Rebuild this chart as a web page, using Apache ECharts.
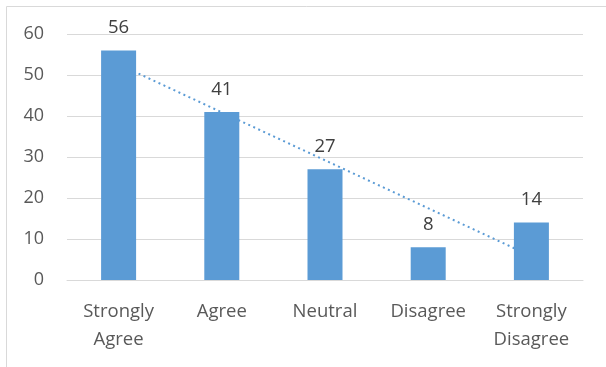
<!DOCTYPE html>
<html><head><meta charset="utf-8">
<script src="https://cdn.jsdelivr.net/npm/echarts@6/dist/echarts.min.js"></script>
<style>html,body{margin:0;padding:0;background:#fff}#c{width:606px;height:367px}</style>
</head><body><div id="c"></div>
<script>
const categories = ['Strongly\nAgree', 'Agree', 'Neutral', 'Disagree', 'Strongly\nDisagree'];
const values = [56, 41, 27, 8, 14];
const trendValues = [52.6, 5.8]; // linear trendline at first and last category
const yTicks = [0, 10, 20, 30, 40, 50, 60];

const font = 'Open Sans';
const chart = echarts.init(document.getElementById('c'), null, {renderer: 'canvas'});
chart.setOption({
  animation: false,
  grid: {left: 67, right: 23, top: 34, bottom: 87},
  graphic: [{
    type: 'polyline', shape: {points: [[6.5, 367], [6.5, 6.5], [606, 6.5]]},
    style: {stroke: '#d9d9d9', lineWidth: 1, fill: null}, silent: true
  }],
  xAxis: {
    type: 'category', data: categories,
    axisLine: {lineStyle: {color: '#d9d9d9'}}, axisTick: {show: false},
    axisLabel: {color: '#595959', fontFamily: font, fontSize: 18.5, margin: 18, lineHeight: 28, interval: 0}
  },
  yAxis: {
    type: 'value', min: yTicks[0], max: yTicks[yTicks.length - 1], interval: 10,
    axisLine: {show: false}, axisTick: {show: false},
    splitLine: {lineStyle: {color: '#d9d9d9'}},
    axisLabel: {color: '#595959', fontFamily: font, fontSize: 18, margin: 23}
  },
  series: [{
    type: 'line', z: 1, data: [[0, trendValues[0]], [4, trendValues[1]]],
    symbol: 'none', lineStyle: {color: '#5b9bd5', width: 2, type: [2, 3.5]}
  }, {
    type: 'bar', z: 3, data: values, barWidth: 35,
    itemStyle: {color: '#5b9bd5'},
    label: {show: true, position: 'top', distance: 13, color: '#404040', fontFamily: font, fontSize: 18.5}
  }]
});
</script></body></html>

▶ **WHAT IS NEEDED**: Return the material word for word. Pictures are not part of the copy.

▶ **COMPLETE OUTPUT**:
Rebuild this chart as a web page, using Apache ECharts.
<!DOCTYPE html>
<html><head><meta charset="utf-8">
<script src="https://cdn.jsdelivr.net/npm/echarts@6/dist/echarts.min.js"></script>
<style>html,body{margin:0;padding:0;background:#fff}#c{width:606px;height:367px}</style>
</head><body><div id="c"></div>
<script>
const categories = ['Strongly\nAgree', 'Agree', 'Neutral', 'Disagree', 'Strongly\nDisagree'];
const values = [56, 41, 27, 8, 14];
const trendValues = [52.6, 5.8]; // linear trendline at first and last category
const yTicks = [0, 10, 20, 30, 40, 50, 60];

const font = 'Open Sans';
const chart = echarts.init(document.getElementById('c'), null, {renderer: 'canvas'});
chart.setOption({
  animation: false,
  grid: {left: 67, right: 23, top: 34, bottom: 87},
  graphic: [{
    type: 'polyline', shape: {points: [[6.5, 367], [6.5, 6.5], [606, 6.5]]},
    style: {stroke: '#d9d9d9', lineWidth: 1, fill: null}, silent: true
  }],
  xAxis: {
    type: 'category', data: categories,
    axisLine: {lineStyle: {color: '#d9d9d9'}}, axisTick: {show: false},
    axisLabel: {color: '#595959', fontFamily: font, fontSize: 18.5, margin: 18, lineHeight: 28, interval: 0}
  },
  yAxis: {
    type: 'value', min: yTicks[0], max: yTicks[yTicks.length - 1], interval: 10,
    axisLine: {show: false}, axisTick: {show: false},
    splitLine: {lineStyle: {color: '#d9d9d9'}},
    axisLabel: {color: '#595959', fontFamily: font, fontSize: 18, margin: 23}
  },
  series: [{
    type: 'line', z: 1, data: [[0, trendValues[0]], [4, trendValues[1]]],
    symbol: 'none', lineStyle: {color: '#5b9bd5', width: 2, type: [2, 3.5]}
  }, {
    type: 'bar', z: 3, data: values, barWidth: 35,
    itemStyle: {color: '#5b9bd5'},
    label: {show: true, position: 'top', distance: 13, color: '#404040', fontFamily: font, fontSize: 18.5}
  }]
});
</script></body></html>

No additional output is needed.